Enquanto as tropas turcas avançavam na direcção da cidade de síria de Afrin, controlada por milícias curdas, o Ministério da Defesa da Rússia, citando dados da comissão russo-turca que controla o cessar de fogo no terreno, fixou, no dia 21, dez violações do cessar de fogo noutras regiões da Síria: nas províncias de Alepo, Lataquia, Damasco e Déria.

A primeira reacção visível foi a retirada de Afrin dos militares russos que fazem parte do chamado Centro de Reconciliação das partes do conflito “para prevenir as possíveis provocações, excluir as ameaças à vida e saúde dos soldados russos”. A diplomacia russa, que não perde tempo a reagir, pela voz da sua porta-voz Maria Zakharova, contra “qualquer violação do Direito Internacional, desta vez, nem sequer abriu a boca para condenar a operação militar turca. Ficou claro que Moscovo deu luz verde à operação turca.

A “reacção” veio de Serguei Lavrov, ministro russo dos Negócios Estrangeiros, mas para justificar a operação militar turca, atribuindo as culpas aos Estados Unidos: “muitos politólogos perguntam porque é que nós sofremos e dizem que quanto pior, melhor: que os Estados Unidos provem a sua incapacidade de chegar a acordos, o seu papel destrutivo nos assuntos mundiais, seja no Irão ou na Síria, onde hoje também são desencadeadas acções unilaterais que já provocaram a raiva da Turquia”.

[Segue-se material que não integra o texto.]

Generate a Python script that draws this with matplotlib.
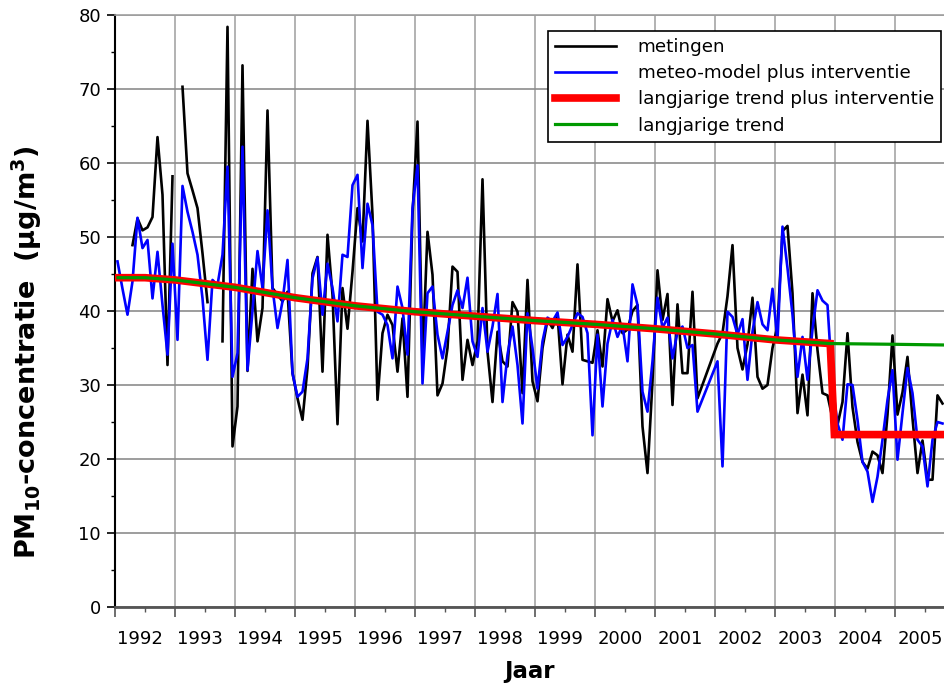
import numpy as np
import matplotlib.pyplot as plt
from matplotlib.ticker import MultipleLocator, FixedLocator, FixedFormatter, NullFormatter
from matplotlib.transforms import ScaledTranslation

plt.rcParams['font.family'] = ['DejaVu Sans']
plt.rcParams['mathtext.fontset'] = 'custom'
plt.rcParams['mathtext.rm'] = 'DejaVu Sans:bold'
plt.rcParams['mathtext.bf'] = 'DejaVu Sans:bold'
plt.rcParams['mathtext.default'] = 'bf'

years = list(range(1992, 2006))

# maandgemiddelden vanaf jan 1992 (nan = geen meting)
nan = np.nan
metingen = [
    nan, nan, nan, 48.9, 52.5, 50.9, 51.3, 52.7, 63.5, 55.7, 32.7, 58.2,   # 1992
    nan, 70.3, 58.6, 56.3, 53.9, 47.8, 41.2, nan, nan, 35.9, 78.4, 21.7,   # 1993
    27.1, 73.2, 31.9, 45.7, 35.9, 40.4, 67.1, 43.1, 42.2, 41.3, 42.6, 31.6,  # 1994
    28.2, 25.3, 32.3, 45.1, 47.3, 31.8, 50.3, 42.2, 24.7, 43.1, 37.6, 45.3,  # 1995
    53.9, 49.4, 65.7, 53.0, 28.0, 37.0, 39.5, 38.1, 31.8, 39.0, 28.4, 53.0,  # 1996
    65.6, 33.2, 50.7, 44.9, 28.6, 30.2, 35.0, 46.0, 45.3, 30.7, 36.1, 32.7,  # 1997
    35.9, 57.8, 34.5, 27.7, 37.2, 33.2, 32.5, 41.2, 39.9, 28.9, 44.2, 30.5,  # 1998
    27.8, 35.0, 38.8, 37.7, 39.5, 30.1, 36.8, 34.5, 46.3, 33.4, 33.2, 33.0,  # 1999
    37.4, 32.5, 41.6, 38.6, 40.1, 37.0, 37.5, 40.0, 40.8, 24.4, 18.1, 30.5,  # 2000
    45.5, 38.8, 42.3, 27.3, 40.9, 31.6, 31.6, 42.6, 28.2, nan, nan, nan,     # 2001
    35.6, 37.0, 42.0, 48.9, 35.0, 32.1, 35.5, 41.8, 31.1, 29.5, 30.0, 35.0,  # 2002
    38.0, 50.8, 51.5, 42.4, 26.2, 31.4, 25.9, 42.4, 34.7, 28.9, 28.6, 25.5,  # 2003
    24.6, 27.7, 37.0, 27.0, 22.3, 19.6, 18.7, 21.0, 20.5, 18.1, 26.0, 36.7,  # 2004
    26.0, 29.0, 33.8, 25.5, 18.1, 22.5, 17.2, 17.2, 28.6, 27.5,              # 2005
]
meteo_model = [
    46.7, 43.0, 39.5, 44.0, 52.6, 48.5, 49.6, 41.7, 48.0, 40.8, 34.1, 49.1,  # 1992
    36.1, 56.9, 53.4, 50.7, 47.6, 41.7, 33.4, 44.2, 43.5, 47.6, 59.5, 31.1,  # 1993
    34.3, 62.2, 32.0, 40.0, 48.1, 43.1, 53.6, 43.1, 37.7, 41.3, 46.9, 31.6,  # 1994
    28.4, 29.1, 33.6, 44.4, 47.2, 39.5, 46.4, 43.1, 38.6, 47.6, 47.3, 57.0,  # 1995
    58.4, 45.8, 54.5, 51.6, 39.9, 39.5, 38.1, 33.6, 43.3, 40.4, 34.1, 53.9,  # 1996
    59.7, 30.2, 42.4, 43.3, 36.8, 33.6, 37.2, 40.8, 42.8, 40.4, 44.5, 35.9,  # 1997
    33.8, 40.4, 34.5, 37.9, 42.3, 27.7, 34.1, 37.9, 32.7, 24.8, 39.7, 35.0,  # 1998
    29.5, 35.9, 39.1, 38.6, 39.8, 35.4, 36.5, 38.1, 39.7, 39.2, 37.0, 23.2,  # 1999
    36.8, 27.1, 35.6, 38.8, 36.5, 38.1, 33.2, 43.6, 40.8, 29.1, 26.4, 33.2,  # 2000
    41.8, 37.7, 39.1, 33.6, 37.2, 37.9, 35.0, 35.4, 26.4, nan, nan, nan,     # 2001
    33.2, 19.0, 39.9, 39.2, 36.8, 38.9, 30.7, 37.2, 41.2, 38.2, 37.4, 43.0,  # 2002
    36.0, 51.4, 45.8, 39.5, 31.1, 36.5, 30.7, 37.5, 42.8, 41.4, 40.8, 30.0,  # 2003
    24.8, 22.6, 30.1, 30.0, 25.3, 19.6, 18.3, 14.2, 17.6, 22.6, 28.0, 32.0,  # 2004
    19.9, 26.2, 32.3, 28.9, 22.6, 21.7, 16.3, 22.6, 25.0, 24.8,              # 2005
]

trend_jaar = [1992.05, 1992.5, 1993.0, 1994.0, 1995.0, 1996.0, 1997.0, 1998.0,
              1999.0, 2000.0, 2001.0, 2002.0, 2003.0, 2003.92, 2005.0, 2005.9]
trend = [44.5, 44.5, 44.2, 43.2, 41.8, 40.7, 39.9, 39.3,
         38.7, 38.2, 37.6, 36.9, 36.1, 35.6, 35.5, 35.4]
interventie_jaar = 2003.99
interventie_niveau = 23.3

# maanden als decimaal jaar (midden van de maand)
t = 1992 + (np.arange(len(meteo_model)) + 0.5) / 12
metingen = np.array(metingen)
meteo_model = np.array(meteo_model)

# in 2001 ontbreken maanden die in de grafiek doorgetrokken zijn
doortrekken = (t > 2001.5) & (t < 2002.0)
keep_m = ~(np.isnan(metingen) & doortrekken)
keep_b = ~(np.isnan(meteo_model) & doortrekken)

red_t = [x for x in trend_jaar if x <= 2003.92] + [interventie_jaar, trend_jaar[-1]]
red_v = trend[:len(red_t) - 2] + [interventie_niveau, interventie_niveau]

fig = plt.figure(figsize=(9.44, 6.86), dpi=100)
ax = fig.add_axes([115 / 944, 1 - 607 / 686, 1 - 115 / 944, 592 / 686])

ax.plot(t[keep_m], metingen[keep_m], color='black', lw=1.9, label='metingen', zorder=3)
ax.plot(t[keep_b], meteo_model[keep_b], color='#0000ff', lw=1.9,
        label='meteo-model plus interventie', zorder=4)
ax.plot(red_t, red_v, color='#ff0000', lw=5.5, solid_joinstyle='miter',
        label='langjarige trend plus interventie', zorder=5)
ax.plot(trend_jaar, trend, color='#009900', lw=2.3, label='langjarige trend', zorder=6)

ax.set_xlim(1992, 1992 + 829 / 60)
ax.set_ylim(0, 80)

ax.xaxis.set_major_locator(MultipleLocator(1))
ax.xaxis.set_major_formatter(NullFormatter())
ax.xaxis.set_minor_locator(FixedLocator([y + 0.5 for y in years]))
ax.xaxis.set_minor_formatter(FixedFormatter([str(y) for y in years]))
ax.yaxis.set_major_locator(MultipleLocator(10))
ax.yaxis.set_minor_locator(MultipleLocator(5))

ax.tick_params(axis='x', which='major', length=7, width=1.2, color='#555555', direction='out')
ax.tick_params(axis='x', which='minor', length=3.5, width=1.0, color='#555555',
               direction='out', labelsize=13, pad=13)
ax.tick_params(axis='y', which='major', length=6, width=1.2, color='black',
               direction='out', labelsize=13, pad=4)
ax.tick_params(axis='y', which='minor', length=3, width=1.0, color='black', direction='out')

# jaartallen staan iets links van het midden van het jaar
shift = ScaledTranslation(-5 / 100, 0, fig.dpi_scale_trans)
for lbl in ax.xaxis.get_minorticklabels():
    lbl.set_transform(lbl.get_transform() + shift)

ax.grid(axis='y', which='major', color='#8c8c8c', lw=1.2)
ax.grid(axis='x', which='major', color='#a6a6a6', lw=1.2)
ax.set_axisbelow(True)

ax.spines['right'].set_visible(False)
ax.spines['top'].set_color('#a0a0a0')
ax.spines['top'].set_linewidth(1.2)
ax.spines['left'].set_color('black')
ax.spines['left'].set_linewidth(1.5)
ax.spines['bottom'].set_color('#555555')
ax.spines['bottom'].set_linewidth(2)

ax.set_xlabel('Jaar', fontsize=16.5, fontweight='bold', labelpad=9)
ax.set_ylabel('PM$_{10}$-concentratie  (µg/m$^{3}$)', fontsize=19.5, fontweight='bold')
ax.yaxis.set_label_coords((44 - 115) / 829, (607 - 352) / 592)

leg = ax.legend(loc='upper left', bbox_to_anchor=((548 - 115) / 829, (607 - 31) / 592),
                borderaxespad=0, fontsize=13.2, handlelength=3.3, handletextpad=1.2,
                labelspacing=0.44, fancybox=False, framealpha=1, borderpad=0.4)
leg.get_frame().set_edgecolor('black')
leg.get_frame().set_linewidth(1.2)

fig.savefig('out.png', dpi=100)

Não havendo dúvidas de que os Estados Unidos têm séria responsabilidades na agudização dos conflitos no Médio Oriente, os erros de Washington não podem justificar a política do Presidente turco Recep Tayyip Erdogan de invasão de um Estado vizinho, tanto mais quando se trata, neste caso concreto, do território de um aliado da Rússia.

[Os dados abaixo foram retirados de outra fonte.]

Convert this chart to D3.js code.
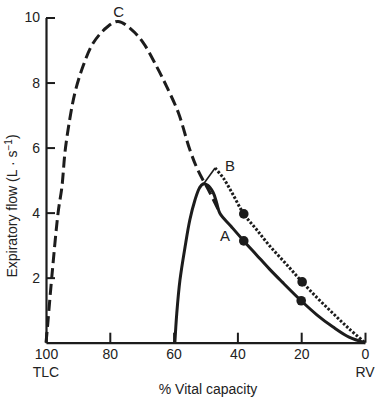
<!DOCTYPE html>
<html>
<head>
<meta charset="utf-8">
<script src="https://cdn.jsdelivr.net/npm/d3@7"></script>
<style>
  html, body { margin: 0; padding: 0; background: #fff; }
  svg text { font-family: "Liberation Sans", Arial, Helvetica, sans-serif; fill: #222; }
</style>
</head>
<body>
<svg id="chart" width="381" height="402"></svg>
<script>
// ---- data (x = % vital capacity, y = expiratory flow L/s) ----
const xTicks = [100, 80, 60, 40, 20, 0];
const yTicks = [2, 4, 6, 8, 10];

const curveCx = [100, 99.7, 98.2, 96.2, 95.0, 94.0, 92.5, 90.9, 88.4, 85.3, 80.9, 77.4, 73.1, 69.5, 65.3, 62.2, 58.5, 54.9, 52.4, 48.6, 45.5];
const curveCy = [0, 0.3, 2.0, 4.0, 4.8, 5.9, 6.9, 7.7, 8.5, 9.2, 9.7, 9.88, 9.62, 9.22, 8.49, 7.88, 7.07, 5.93, 5.31, 4.61, 3.99];

const curveAx = [59.6, 59.0, 58.0, 56.4, 54.9, 53.3, 51.9, 50.8, 49.3, 47.6, 46.5, 45.5, 42, 38, 34, 30, 26, 20, 15, 10, 5, 0];
const curveAy = [0, 0.91, 1.93, 2.95, 3.78, 4.39, 4.76, 4.88, 4.84, 4.62, 4.30, 3.98, 3.58, 3.13, 2.70, 2.27, 1.87, 1.29, 0.85, 0.48, 0.17, 0];

const riseBx = [50.9, 47.0];
const riseBy = [4.84, 5.37];

const curveBx = [47.0, 44.4, 41.3, 38, 34, 30, 25, 20, 15, 10, 5, 0];
const curveBy = [5.37, 5.06, 4.54, 3.96, 3.48, 2.99, 2.45, 1.90, 1.38, 0.90, 0.43, 0];

const dotsAx = [38, 20];
const dotsAy = [3.13, 1.29];
const dotsBx = [38, 19.7];
const dotsBy = [3.96, 1.87];

const curveLabels = ["C", "B", "A"];
const labelX = [77.2, 42.3, 43.9];
const labelY = [10.15, 5.4, 3.25];

// ---- drawing ----
const svg = d3.select("#chart");
const ink = "#1c1c1c";
const fam = '"Liberation Sans", Arial, sans-serif';

const x = d3.scaleLinear().domain([100, 0]).range([46, 365]);
const y = d3.scaleLinear().domain([0, 10]).range([342.7, 17.5]);

const xAxis = d3.axisBottom(x).tickValues(xTicks).tickSizeInner(-10).tickSizeOuter(0).tickPadding(6);
const yAxis = d3.axisLeft(y).tickValues(yTicks).tickSizeInner(-9).tickSizeOuter(0).tickPadding(6);

const gx = svg.append("g").attr("transform", `translate(0,${y(0)})`).call(xAxis);
const gy = svg.append("g").attr("transform", `translate(${x(100)},0)`).call(yAxis);

[gx, gy].forEach(g => {
  g.attr("font-size", 14).attr("font-family", fam);
  g.select(".domain").attr("stroke", ink).attr("stroke-width", 2.2);
  g.selectAll(".tick line").attr("stroke", ink).attr("stroke-width", 2);
  g.selectAll(".tick text").attr("font-size", 14).attr("fill", "#222");
});

svg.append("text").attr("x", x(100)).attr("y", 377).attr("text-anchor", "middle")
  .attr("font-size", 14).text("TLC");
svg.append("text").attr("x", x(0)).attr("y", 377).attr("text-anchor", "middle")
  .attr("font-size", 14).text("RV");
svg.append("text").attr("x", 208).attr("y", 394).attr("text-anchor", "middle")
  .attr("font-size", 14).text("% Vital capacity");

const yl = svg.append("text").attr("transform", "translate(17,206) rotate(-90)")
  .attr("text-anchor", "middle").attr("font-size", 14);
yl.append("tspan").text("Expiratory flow (L \u00b7 s");
yl.append("tspan").attr("font-size", 10).attr("dy", -5).text("\u22121");
yl.append("tspan").attr("dy", 5).text(")");

const line = d3.line().x(d => x(d[0])).y(d => y(d[1])).curve(d3.curveCatmullRom.alpha(0.5));
const zipP = (a, b) => a.map((v, i) => [v, b[i]]);

svg.append("path").attr("d", line(zipP(curveCx, curveCy)))
  .attr("fill", "none").attr("stroke", ink).attr("stroke-width", 3)
  .attr("stroke-dasharray", "11,5");

svg.append("path").attr("d", line(zipP(riseBx, riseBy)))
  .attr("fill", "none").attr("stroke", ink).attr("stroke-width", 1.6);

svg.append("path").attr("d", line(zipP(curveBx, curveBy)))
  .attr("fill", "none").attr("stroke", ink).attr("stroke-width", 3)
  .attr("stroke-dasharray", "2.5,1.8");

svg.append("path").attr("d", line(zipP(curveAx, curveAy)))
  .attr("fill", "none").attr("stroke", ink).attr("stroke-width", 3)
  .attr("stroke-linejoin", "round");

svg.selectAll("circle.a").data(zipP(dotsAx, dotsAy)).join("circle")
  .attr("cx", d => x(d[0])).attr("cy", d => y(d[1])).attr("r", 4.8).attr("fill", ink);
svg.selectAll("circle.b").data(zipP(dotsBx, dotsBy)).join("circle")
  .attr("cx", d => x(d[0])).attr("cy", d => y(d[1])).attr("r", 4.8).attr("fill", ink);

svg.selectAll("text.lbl").data(curveLabels).join("text").attr("class", "lbl")
  .attr("x", (d, i) => x(labelX[i])).attr("y", (d, i) => y(labelY[i]))
  .attr("text-anchor", "middle").attr("dominant-baseline", "middle")
  .attr("font-size", 15).text(d => d);
</script>
</body>
</html>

Lavrov, de forma indirecta mas clara, apoiou a acção turca porque os ataques visam os curdos e outras forças sírias que são apoiados pelos Estados Unidos e outros países da coligação internacional. Ou seja, por detrás de difícil retórica, apoia o velho princípio do dividir para reinar. Não é difícil imaginar o regozijo reinante no Kremlin face à luta entre parceiros da NATO na Síria, entre a Turquia e os países ocidentais.

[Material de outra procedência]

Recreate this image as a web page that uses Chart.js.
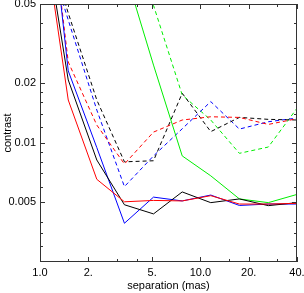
<!DOCTYPE html>
<html>
<head>
<meta charset="utf-8">
<script src="https://cdn.jsdelivr.net/npm/chart.js@4/dist/chart.umd.min.js"></script>
<style>
  html, body { margin: 0; padding: 0; background: #fff; }
  #wrap { width: 304px; height: 293px; }
</style>
</head>
<body>
<div id="wrap"><canvas id="chart"></canvas></div>
<script>
// separation (mas) sample points
const separation = [1.0, 1.5, 2.26, 3.36, 5.1, 7.7, 11.6, 17.5, 26.5, 40];

// contrast curves (solid)
const redSolid   = [0.156, 0.0164, 0.00653, 0.00503, 0.00511, 0.00508, 0.0054, 0.0049, 0.0049, 0.00494];
const blackSolid = [0.16, 0.0207, 0.00817, 0.00486, 0.00437, 0.00564, 0.00498, 0.0052, 0.00481, 0.00498];
const blueSolid  = [0.46, 0.023, 0.00944, 0.00392, 0.00531, 0.00508, 0.00544, 0.00482, 0.0049, 0.0049];
const greenSolid = [1.5, 0.6, 0.21, 0.075, 0.0246, 0.00857, 0.0068, 0.0052, 0.00498, 0.00548];

// contrast curves (dashed)
const redDashed   = [0.4, 0.0255, 0.01226, 0.0078, 0.0113, 0.013, 0.0135, 0.0134, 0.01235, 0.0132];
const blackDashed = [0.13, 0.045, 0.0164, 0.008, 0.0081, 0.01774, 0.01136, 0.0134, 0.0131, 0.013];
const blueDashed  = [0.12, 0.0415, 0.0146, 0.006, 0.00857, 0.01174, 0.0161, 0.0117, 0.01274, 0.0133];
const greenDashed = [3, 1.2, 0.45, 0.15, 0.0492, 0.0174, 0.013, 0.00883, 0.0095, 0.0149];

// axis ticks
const xTicks = [1, 2, 5, 10, 20, 40];
const xTickLabels = ['1.0', '2.', '5.', '10.0', '20.', '40.'];
const xMinor = [1.5, 3, 4, 15, 30];
const yTicks = [0.005, 0.01, 0.02, 0.05];
const yTickLabels = ['0.005', '0.01', '0.02', '0.05'];
const yMinor = [0.04, 0.03, 0.025, 0.018, 0.016, 0.014, 0.012, 0.009, 0.008, 0.007, 0.006, 0.004, 0.0035, 0.003];

const FONT = { family: "'Liberation Sans', Arial, sans-serif", size: 11 };

function series(values, color, dashed) {
    return {
        data: separation.map((s, i) => ({ x: s, y: values[i] })),
        borderColor: color,
        borderWidth: 1,
        borderDash: dashed ? [4, 3] : [],
        pointRadius: 0,
        tension: 0,
        fill: false
    };
}

// inward ticks on all four sides plus the frame, like the IDL plot
const frameTicks = {
    id: 'frameTicks',
    afterDatasetsDraw(chart) {
        const ctx = chart.ctx;
        const a = chart.chartArea;
        const xs = chart.scales.x, ys = chart.scales.y;
        ctx.save();
        ctx.strokeStyle = '#333';
        ctx.lineWidth = 1;
        ctx.beginPath();
        function xt(v, len) {
            const px = Math.round(xs.getPixelForValue(v)) + 0.5;
            ctx.moveTo(px, a.bottom); ctx.lineTo(px, a.bottom - len);
            ctx.moveTo(px, a.top); ctx.lineTo(px, a.top + len);
        }
        function yt(v, len) {
            const py = Math.round(ys.getPixelForValue(v)) + 0.5;
            ctx.moveTo(a.left, py); ctx.lineTo(a.left + len, py);
            ctx.moveTo(a.right, py); ctx.lineTo(a.right - len, py);
        }
        xTicks.forEach(v => xt(v, 5));
        xMinor.forEach(v => xt(v, 3));
        yTicks.forEach(v => yt(v, 5));
        yMinor.forEach(v => yt(v, 3));
        ctx.stroke();
        ctx.strokeRect(Math.round(a.left) + 0.5, Math.round(a.top) + 0.5,
            Math.round(a.right - a.left) - 1, Math.round(a.bottom - a.top) - 1);
        ctx.restore();
    }
};

window.onload = function () {
    const ctx = document.getElementById('chart').getContext('2d');
    new Chart(ctx, {
        type: 'line',
        data: {
            datasets: [
                series(redSolid, '#ff0000', false),
                series(blackSolid, '#000000', false),
                series(blueSolid, '#0000ff', false),
                series(greenSolid, '#00ee00', false),
                series(redDashed, '#ff0000', true),
                series(blackDashed, '#000000', true),
                series(blueDashed, '#0000ff', true),
                series(greenDashed, '#00ee00', true)
            ]
        },
        options: {
            responsive: true,
            maintainAspectRatio: false,
            animation: false,
            layout: { padding: { top: 4, right: 0, left: 0, bottom: 0 } },
            plugins: { legend: { display: false }, tooltip: { enabled: false } },
            scales: {
                x: {
                    type: 'logarithmic',
                    min: 1,
                    max: 40,
                    grid: { display: false, drawTicks: false },
                    border: { display: false },
                    afterBuildTicks: s => { s.ticks = xTicks.map(v => ({ value: v })); },
                    afterFit: s => { s.height = 31; s.paddingLeft = 0; s.paddingRight = 7; },
                    ticks: {
                        autoSkip: false,
                        maxRotation: 0,
                        padding: 4,
                        color: '#000',
                        font: FONT,
                        callback: (v, i) => xTickLabels[i]
                    },
                    title: {
                        display: true,
                        text: 'separation (mas)',
                        color: '#000',
                        font: FONT,
                        padding: { top: 0, bottom: 0 }
                    }
                },
                y: {
                    type: 'logarithmic',
                    min: 0.0025,
                    max: 0.05,
                    grid: { display: false, drawTicks: false },
                    border: { display: false },
                    afterBuildTicks: s => { s.ticks = yTicks.map(v => ({ value: v })); },
                    afterFit: s => { s.width = 40; s.paddingTop = 0; s.paddingBottom = 0; },
                    ticks: {
                        autoSkip: false,
                        padding: 4,
                        color: '#000',
                        font: FONT,
                        callback: (v, i) => yTickLabels[i]
                    },
                    title: {
                        display: true,
                        text: 'contrast',
                        color: '#000',
                        font: FONT,
                        padding: { top: 1, bottom: 0 }
                    }
                }
            }
        },
        plugins: [frameTicks]
    });
};
</script>
</body>
</html>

Mas um conflito como o da Síria não tem solução rápida e as coisas podem mudar radicalmente, como já aconteceu. Recep Tayyip Erdogan já “apunhalou pelas costas” o seu homólogo russo, quando abateu o avião militar russo na fronteira russo-turca, e pode voltar a fazê-lo, pois, naquela região, os interesses de Moscovo e Ancara são muito diferentes e, por vezes, antagónicos.

Receio que o mergulho que Vladimir Putin deu nas águas geladas do Lago Seliguer não lhe tenha refrescado as ideias e que, por isso, a política externa cegamente anti-ocidental nada traga de bom à Rússia.